Advertising math cheat sheet (18 formulas)
Short answer: Every core advertising formula on one page — from CPC and CTR to ROAS, CAC, and LTV. Bookmark it, and each metric links to a deeper guide and a free calculator. Free to reference with a link back.
Key takeaways
- Break-even ROAS = 1 / gross margin — the line your ROAS actually has to beat.
- Break-even CPC = AOV x margin x conversion rate — the most you can pay per click.
- CPA = spend / conversions; CAC adds all sales & marketing cost per new customer.
- A ~3:1 LTV:CAC ratio is a common health benchmark.
Link to this cheat sheet (free): found it useful?
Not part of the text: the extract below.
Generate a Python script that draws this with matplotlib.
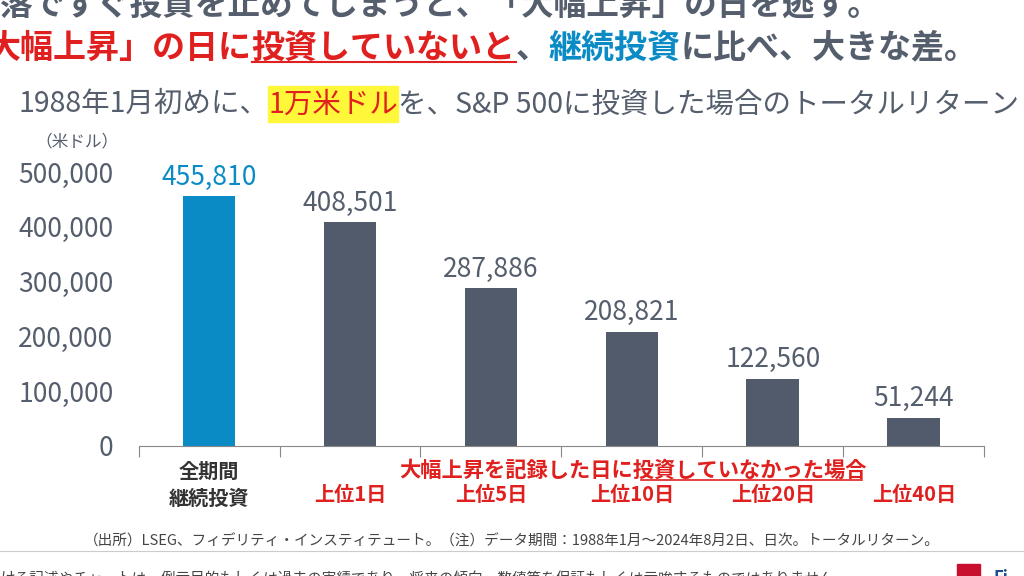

Reference it from your site — a credit link back is appreciated.
Click & impression metrics
| Metric | Formula | What it tells you |
|---|---|---|
| CPC | cost / clicks | Average price you pay per click |
| CPM | (cost / impressions) x 1000 | Cost per 1,000 impressions |
| CTR | clicks / impressions | How often viewers click |
| Conversion rate | conversions / clicks | Share of clicks that convert |
Cost & profit per action
| Metric | Formula | What it tells you |
|---|---|---|
| CPA | ad spend / conversions | Average cost per conversion |
| AOV | revenue / orders | Average order value |
| Break-even CPC | AOV x margin x conversion rate | Max you can pay per click |
| Profit per click | (AOV x margin x conv. rate) - CPC | Profit each click leaves you |
Run these instantly with the break-even CPC calculator and profit-per-click calculator.
Return on spend
| Metric | Formula | What it tells you |
|---|---|---|
| ROAS | revenue / ad spend | Revenue per $1 of ad spend |
| Break-even ROAS | 1 / gross margin | ROAS needed to not lose money |
| MER | total revenue / total marketing spend | Blended efficiency across channels |
| Marketing ROI | (profit - cost) / cost | Net return on the investment |
Compare ROAS to your break-even line with the ROAS / MER calculator.
Customer economics
| Metric | Formula | What it tells you |
|---|---|---|
| CAC | total sales & marketing / new customers | Full cost to win a customer |
| LTV | AOV x purchase freq. x lifespan x margin | Lifetime gross profit per customer |
| LTV:CAC | LTV / CAC | Unit-economics health (aim ~3:1) |
| CAC payback | CAC / monthly margin per customer | Months to recover acquisition cost |
Check your ratios with the CPA / CAC calculator and LTV:CAC calculator.
Google Ads auction
| Metric | Formula | What it tells you |
|---|---|---|
| Ad Rank | bid x Quality Score (simplified) | Whether and where your ad shows |
| Actual CPC | (competitor Ad Rank / your QS) + 0.01 | What you actually pay per click |
| Impression share | impressions / eligible impressions | Share of available traffic you capture |
FAQ
What is the break-even ROAS formula?
Break-even ROAS = 1 / gross margin. At 50% margin you break even at 2x; at 25% margin you need 4x.
What is the break-even CPC formula?
Break-even CPC = AOV x gross margin x conversion rate — the most you can pay per click before losing money.
What is a healthy LTV:CAC ratio?
Around 3:1 is a common benchmark for a sustainable business.